If a trainstation is where trains stop, what is a workstation ?
Re: Flushing TLB in an SMP environment
Hi,
For best performance on single-CPU (for "P6 or later"), you should be using "global" pages (where possible) so that TLB entries for pages that are the same in all virtual address spaces aren't flushed when you change CR3. In this case, you have to use INVLPG to flush individual "global" pages (as reloading CR3 won't flush them) and if you must flush all TLB entries (e.g. you changed a lot of page directory entries in kernel space and flushing everything is faster than doing INVLPG thousands of times) you should toggle the PGE flag in CR4.
Some notes:
The main way of avoiding IPIs is called "lazy TLB invalidation". If using stale TLB information will cause a page fault, then the page fault handler can check if the page fault was caused by a stale TLB entry and invalidate the TLB entry itself, and you don't need to send an IPI. This means you don't need to send an IPI to other CPU/s if you change a page from "not present" to "present", or from "supervisor" to "user", or from "read-only" to "read/write", or from "no-execute" to "executable" (or any combination of these). That roughly halves the number of IPIs. You do get some page faults instead, but only when the CPU actually does have the info in it's TLB and only if the TLB entry is used (so, the number of page faults is a lot less than the number of IPIs you would've received if you weren't using "lazy TLB invalidation").
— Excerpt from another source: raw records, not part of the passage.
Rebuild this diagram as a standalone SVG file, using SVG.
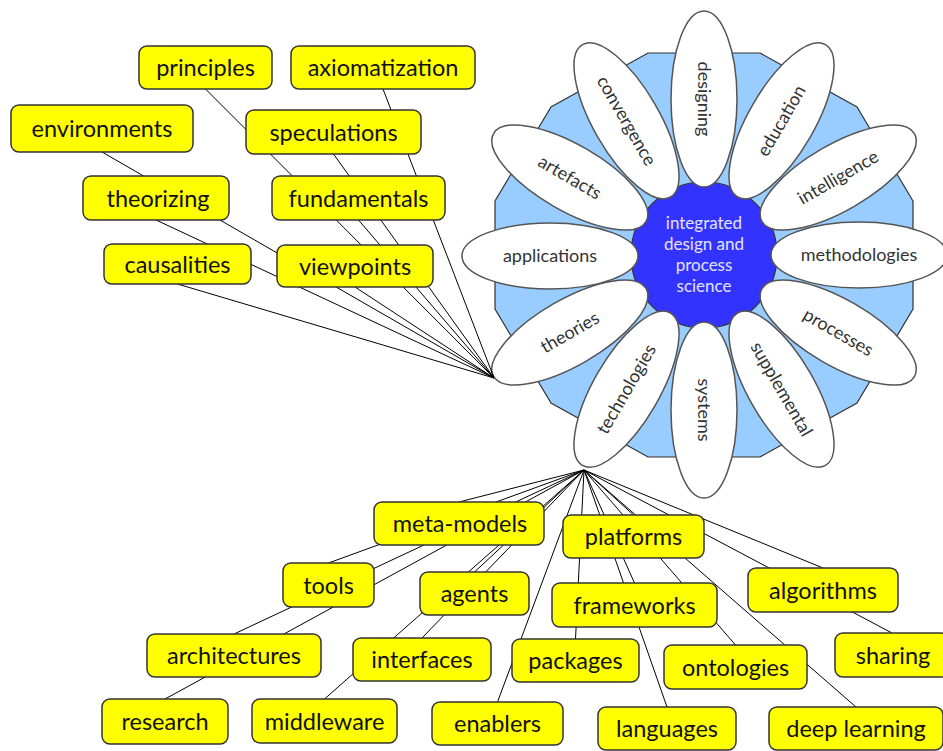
<svg xmlns="http://www.w3.org/2000/svg" width="943" height="751" viewBox="0 0 943 751">
  <style>
    .box rect { fill: #ffff00; stroke: #333; stroke-width: 1.5; }
    .box text { font-family: Lato, "Liberation Sans", sans-serif; font-size: 23.5px; fill: #111; text-anchor: middle; }
    .petal ellipse { fill: #fff; stroke: #555; stroke-width: 1.5; }
    .petal text { font-family: Lato, "Liberation Sans", sans-serif; font-size: 18px; fill: #333; text-anchor: middle; }
    .core text { font-family: Lato, "Liberation Sans", sans-serif; font-size: 17px; fill: #e2e2ff; text-anchor: middle; }
    #connectors line { stroke: #000; stroke-width: 1; }
  </style>

  <!-- flower: 12-sided backdrop, blue core, 12 petals -->
  <g id="flower">
    <polygon id="backdrop" points="913,201 857,107 760,53 648,53 551,107 495,201 495,309 551,403 648,457 760,457 857,403 913,309" fill="#99ccff" stroke="#333" stroke-width="1.2"/>
    <circle cx="704" cy="255" r="73" fill="#3333ff" stroke="#333" stroke-width="1.2"/>

    <g id="petal-theories" class="petal"><ellipse cx="569.8" cy="332.5" rx="88" ry="33" transform="rotate(-30 569.8 332.5)"/><text x="569.8" y="332.5" dy="6" transform="rotate(-30 569.8 332.5)">theories</text></g>
    <g id="petal-technologies" class="petal"><ellipse cx="626.5" cy="389.2" rx="88" ry="33" transform="rotate(-60 626.5 389.2)"/><text x="626.5" y="389.2" dy="6" transform="rotate(-60 626.5 389.2)">technologies</text></g>
    <g id="petal-systems" class="petal"><ellipse cx="704" cy="410" rx="88" ry="33" transform="rotate(90 704 410)"/><text x="704" y="410" dy="6" transform="rotate(90 704 410)">systems</text></g>
    <g id="petal-supplemental" class="petal"><ellipse cx="781.5" cy="389.2" rx="88" ry="33" transform="rotate(60 781.5 389.2)"/><text x="781.5" y="389.2" dy="6" transform="rotate(60 781.5 389.2)">supplemental</text></g>
    <g id="petal-processes" class="petal"><ellipse cx="838.2" cy="332.5" rx="88" ry="33" transform="rotate(30 838.2 332.5)"/><text x="838.2" y="332.5" dy="6" transform="rotate(30 838.2 332.5)">processes</text></g>
    <g id="petal-methodologies" class="petal"><ellipse cx="859" cy="255" rx="88" ry="33"/><text x="859" y="255" dy="6">methodologies</text></g>
    <g id="petal-intelligence" class="petal"><ellipse cx="838.2" cy="177.5" rx="88" ry="33" transform="rotate(-30 838.2 177.5)"/><text x="838.2" y="177.5" dy="6" transform="rotate(-30 838.2 177.5)">intelligence</text></g>
    <g id="petal-education" class="petal"><ellipse cx="781.5" cy="120.8" rx="88" ry="33" transform="rotate(-60 781.5 120.8)"/><text x="781.5" y="120.8" dy="6" transform="rotate(-60 781.5 120.8)">education</text></g>
    <g id="petal-designing" class="petal"><ellipse cx="704" cy="99" rx="88" ry="33" transform="rotate(90 704 99)"/><text x="704" y="99" dy="6" transform="rotate(90 704 99)">designing</text></g>
    <g id="petal-convergence" class="petal"><ellipse cx="626.5" cy="120.8" rx="88" ry="33" transform="rotate(60 626.5 120.8)"/><text x="626.5" y="120.8" dy="6" transform="rotate(60 626.5 120.8)">convergence</text></g>
    <g id="petal-artefacts" class="petal"><ellipse cx="569.8" cy="177.5" rx="88" ry="33" transform="rotate(30 569.8 177.5)"/><text x="569.8" y="177.5" dy="6" transform="rotate(30 569.8 177.5)">artefacts</text></g>
    <g id="petal-applications" class="petal"><ellipse cx="550" cy="256" rx="88" ry="33"/><text x="550" y="256" dy="6">applications</text></g>

    <g id="core" class="core">
      <text x="704" y="229">integrated</text>
      <text x="704" y="250">design and</text>
      <text x="704" y="271">process</text>
      <text x="704" y="292">science</text>
    </g>
  </g>

  <!-- connectors: upper-left fan meets at (494,378), lower fan at (584,470) -->
  <g id="connectors">
    <line x1="205.5" y1="89" x2="494" y2="378"/>
    <line x1="383" y1="89" x2="494" y2="378"/>
    <line x1="102" y1="152" x2="494" y2="378"/>
    <line x1="333.5" y1="154" x2="494" y2="378"/>
    <line x1="156" y1="220" x2="494" y2="378"/>
    <line x1="358.5" y1="220" x2="494" y2="378"/>
    <line x1="177.5" y1="284" x2="494" y2="378"/>
    <line x1="355" y1="287" x2="494" y2="378"/>

    <line x1="584" y1="470" x2="459" y2="502"/>
    <line x1="584" y1="470" x2="328.5" y2="563"/>
    <line x1="584" y1="470" x2="474.5" y2="572"/>
    <line x1="584" y1="470" x2="234" y2="634"/>
    <line x1="584" y1="470" x2="422" y2="638"/>
    <line x1="584" y1="470" x2="165" y2="699"/>
    <line x1="584" y1="470" x2="324.5" y2="699"/>
    <line x1="584" y1="470" x2="497.5" y2="702"/>
    <line x1="584" y1="470" x2="633.5" y2="515"/>
    <line x1="584" y1="470" x2="634.5" y2="583"/>
    <line x1="584" y1="470" x2="823" y2="568"/>
    <line x1="584" y1="470" x2="575.5" y2="639"/>
    <line x1="584" y1="470" x2="735.5" y2="645"/>
    <line x1="584" y1="470" x2="892" y2="633"/>
    <line x1="584" y1="470" x2="667" y2="707"/>
    <line x1="584" y1="470" x2="856" y2="707"/>
  </g>

  <!-- upper-left labels -->
  <g id="principles" class="box"><rect x="139" y="46" width="133" height="43" rx="8"/><text x="205.5" y="76">principles</text></g>
  <g id="axiomatization" class="box"><rect x="291" y="46" width="184" height="43" rx="8"/><text x="383" y="76">axiomatization</text></g>
  <g id="environments" class="box"><rect x="11" y="105" width="182" height="47" rx="8"/><text x="102" y="137">environments</text></g>
  <g id="speculations" class="box"><rect x="246" y="110" width="175" height="44" rx="8"/><text x="333.5" y="140.5">speculations</text></g>
  <g id="theorizing" class="box"><rect x="83" y="176" width="146" height="44" rx="8"/><text x="158" y="206.5">theorizing</text></g>
  <g id="fundamentals" class="box"><rect x="272" y="176" width="173" height="44" rx="8"/><text x="358.5" y="206.5">fundamentals</text></g>
  <g id="causalities" class="box"><rect x="104" y="244" width="147" height="40" rx="8"/><text x="177.5" y="272.5">causalities</text></g>
  <g id="viewpoints" class="box"><rect x="277" y="245" width="156" height="42" rx="8"/><text x="355" y="274.5">viewpoints</text></g>

  <!-- lower labels -->
  <g id="meta-models" class="box"><rect x="374" y="502" width="170" height="43" rx="8"/><text x="460" y="532">meta-models</text></g>
  <g id="tools" class="box"><rect x="283" y="563" width="91" height="44" rx="8"/><text x="328.5" y="593.5">tools</text></g>
  <g id="agents" class="box"><rect x="420" y="572" width="109" height="43" rx="8"/><text x="474.5" y="602">agents</text></g>
  <g id="platforms" class="box"><rect x="563" y="515" width="141" height="43" rx="8"/><text x="633.5" y="545">platforms</text></g>
  <g id="frameworks" class="box"><rect x="552" y="583" width="165" height="44" rx="8"/><text x="634.5" y="613.5">frameworks</text></g>
  <g id="algorithms" class="box"><rect x="748" y="568" width="150" height="44" rx="8"/><text x="823" y="598.5">algorithms</text></g>
  <g id="architectures" class="box"><rect x="147" y="634" width="174" height="43" rx="8"/><text x="234" y="664">architectures</text></g>
  <g id="interfaces" class="box"><rect x="353" y="638" width="138" height="43" rx="8"/><text x="422" y="668">interfaces</text></g>
  <g id="packages" class="box"><rect x="512" y="639" width="127" height="43" rx="8"/><text x="575.5" y="669">packages</text></g>
  <g id="ontologies" class="box"><rect x="664" y="645" width="143" height="44" rx="8"/><text x="735.5" y="675.5">ontologies</text></g>
  <g id="sharing" class="box"><rect x="835" y="633" width="114" height="44" rx="8"/><text x="893" y="663.5">sharing</text></g>
  <g id="research" class="box"><rect x="102" y="699" width="126" height="45" rx="8"/><text x="165" y="730">research</text></g>
  <g id="middleware" class="box"><rect x="252" y="699" width="145" height="44" rx="8"/><text x="324.5" y="729.5">middleware</text></g>
  <g id="enablers" class="box"><rect x="432" y="702" width="131" height="43" rx="8"/><text x="497.5" y="732">enablers</text></g>
  <g id="languages" class="box"><rect x="598" y="707" width="138" height="43" rx="8"/><text x="667" y="737">languages</text></g>
  <g id="deep-learning" class="box"><rect x="769" y="707" width="174" height="43" rx="8"/><text x="856" y="737">deep learning</text></g>
</svg>
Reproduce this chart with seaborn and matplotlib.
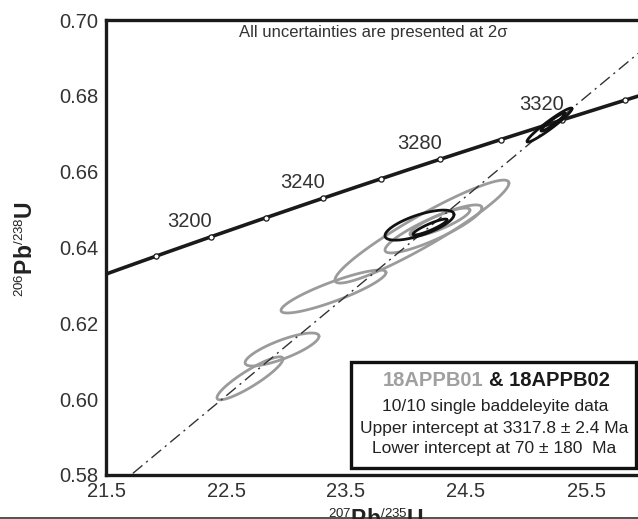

There's other ways of avoiding IPIs in specific situations. If you change a page table for the currently running process, and if that process has only one thread, then it's impossible for any other CPUs to have TLB entries for that process and you don't need to send any IPI. If an OS implements "thread local storage" by giving different threads in the process (slightly) different virtual address spaces then you end up with a similar situation - if thread local storage is changed for one thread, then no other CPU can be running that thread and no IPIs are necessary. In a similar way, if a process (with multiple threads) has a "CPU affinity" that prevents those threads from being run on some CPUs, then (if the CPU affinity can't change and cause race conditions) you only need to send IPIs to CPUs that are in the process' CPU affinity (and not all CPUs).
There's also more advanced/complex schemes that involve modifying the local APIC's "logical APIC ID" during task switches, so that some of the bits are used to store a small hash of the process ID. This allows you to send IPIs using the "logical destination mode" to a subset of all CPUs instead of all of them when the TLB entry belongs to a multi-threaded process. For example, if 4 of the "logical APIC ID" bits are set to "1 << (process ID & 3)" during task switches, then you'd get rid of 75% of the IPIs received for TLB invalidation in user-space. Unfortunately, for x2APIC (unlike xAPIC) the "logical APIC ID" is hard-wired and this won't work. Fortunately, for x2APIC the hard-wired "logical APIC ID" is well suited to NUMA optimisations (e.g. you can broadcast an IPI to a subset of CPUs within a specific NUMA domain, and if a process' threads are constrained to a specific NUMA domain then it's easy to avoid sending unnecessary IPIs to other NUMA domains).
Cheers,
Brendan
A TLB miss is expensive. For example:rdos wrote:This is pretty simple in a single-processor environment. Just reload cr3 (or use invldpg) and you're done. Now that my SMP scheduler is stable, this seems like the next logical "target" in order to provide a stable environment. The simplest solution would be to just send IPIs to other cores as cr3 is reloaded, and let those IPIs reload cr3 in the target core. Would this be an adequate solution, or would it need to be more precise? My current solution only reloads cr3. It doesn't use the more precise invldpg, as I had problems with this before.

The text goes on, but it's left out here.